* _DATA SECTION_:
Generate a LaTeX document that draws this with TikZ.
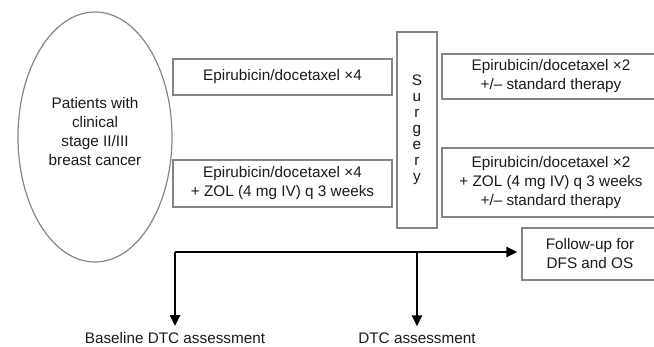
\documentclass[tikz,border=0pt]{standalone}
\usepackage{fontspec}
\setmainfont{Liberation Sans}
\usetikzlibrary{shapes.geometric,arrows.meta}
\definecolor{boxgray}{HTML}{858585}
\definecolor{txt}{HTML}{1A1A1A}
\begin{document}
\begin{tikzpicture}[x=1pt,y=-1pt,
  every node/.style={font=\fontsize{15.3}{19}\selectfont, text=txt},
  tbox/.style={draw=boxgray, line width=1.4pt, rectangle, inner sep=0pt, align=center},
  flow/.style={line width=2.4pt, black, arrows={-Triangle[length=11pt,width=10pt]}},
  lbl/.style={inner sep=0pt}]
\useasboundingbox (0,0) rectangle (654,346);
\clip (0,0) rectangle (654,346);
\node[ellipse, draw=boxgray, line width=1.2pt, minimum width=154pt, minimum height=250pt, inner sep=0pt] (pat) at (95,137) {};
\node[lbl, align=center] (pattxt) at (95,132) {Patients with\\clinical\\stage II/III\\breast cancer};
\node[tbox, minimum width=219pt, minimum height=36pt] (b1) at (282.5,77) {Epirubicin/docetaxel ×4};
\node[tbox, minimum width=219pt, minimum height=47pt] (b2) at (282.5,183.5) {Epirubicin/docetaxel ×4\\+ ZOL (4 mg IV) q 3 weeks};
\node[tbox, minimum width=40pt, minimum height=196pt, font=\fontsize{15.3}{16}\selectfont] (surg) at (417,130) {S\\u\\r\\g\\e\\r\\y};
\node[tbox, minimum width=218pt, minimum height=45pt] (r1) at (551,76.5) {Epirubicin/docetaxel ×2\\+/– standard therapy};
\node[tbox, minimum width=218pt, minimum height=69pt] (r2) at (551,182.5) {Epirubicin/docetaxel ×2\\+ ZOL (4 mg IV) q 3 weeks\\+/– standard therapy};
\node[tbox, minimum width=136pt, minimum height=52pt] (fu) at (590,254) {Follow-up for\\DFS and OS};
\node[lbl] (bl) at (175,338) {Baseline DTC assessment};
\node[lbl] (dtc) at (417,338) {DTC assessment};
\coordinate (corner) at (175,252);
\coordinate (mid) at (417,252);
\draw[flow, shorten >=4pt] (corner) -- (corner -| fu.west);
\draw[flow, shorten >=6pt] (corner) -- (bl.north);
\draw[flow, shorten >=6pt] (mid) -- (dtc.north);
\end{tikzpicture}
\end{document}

* _TO DO_: Omit the pictures, and quote the material above exactly as given.

* _THE ANSWER_:
Generate a LaTeX document that draws this with TikZ.
\documentclass[tikz,border=0pt]{standalone}
\usepackage{fontspec}
\setmainfont{Liberation Sans}
\usetikzlibrary{shapes.geometric,arrows.meta}
\definecolor{boxgray}{HTML}{858585}
\definecolor{txt}{HTML}{1A1A1A}
\begin{document}
\begin{tikzpicture}[x=1pt,y=-1pt,
  every node/.style={font=\fontsize{15.3}{19}\selectfont, text=txt},
  tbox/.style={draw=boxgray, line width=1.4pt, rectangle, inner sep=0pt, align=center},
  flow/.style={line width=2.4pt, black, arrows={-Triangle[length=11pt,width=10pt]}},
  lbl/.style={inner sep=0pt}]
\useasboundingbox (0,0) rectangle (654,346);
\clip (0,0) rectangle (654,346);
\node[ellipse, draw=boxgray, line width=1.2pt, minimum width=154pt, minimum height=250pt, inner sep=0pt] (pat) at (95,137) {};
\node[lbl, align=center] (pattxt) at (95,132) {Patients with\\clinical\\stage II/III\\breast cancer};
\node[tbox, minimum width=219pt, minimum height=36pt] (b1) at (282.5,77) {Epirubicin/docetaxel ×4};
\node[tbox, minimum width=219pt, minimum height=47pt] (b2) at (282.5,183.5) {Epirubicin/docetaxel ×4\\+ ZOL (4 mg IV) q 3 weeks};
\node[tbox, minimum width=40pt, minimum height=196pt, font=\fontsize{15.3}{16}\selectfont] (surg) at (417,130) {S\\u\\r\\g\\e\\r\\y};
\node[tbox, minimum width=218pt, minimum height=45pt] (r1) at (551,76.5) {Epirubicin/docetaxel ×2\\+/– standard therapy};
\node[tbox, minimum width=218pt, minimum height=69pt] (r2) at (551,182.5) {Epirubicin/docetaxel ×2\\+ ZOL (4 mg IV) q 3 weeks\\+/– standard therapy};
\node[tbox, minimum width=136pt, minimum height=52pt] (fu) at (590,254) {Follow-up for\\DFS and OS};
\node[lbl] (bl) at (175,338) {Baseline DTC assessment};
\node[lbl] (dtc) at (417,338) {DTC assessment};
\coordinate (corner) at (175,252);
\coordinate (mid) at (417,252);
\draw[flow, shorten >=4pt] (corner) -- (corner -| fu.west);
\draw[flow, shorten >=6pt] (corner) -- (bl.north);
\draw[flow, shorten >=6pt] (mid) -- (dtc.north);
\end{tikzpicture}
\end{document}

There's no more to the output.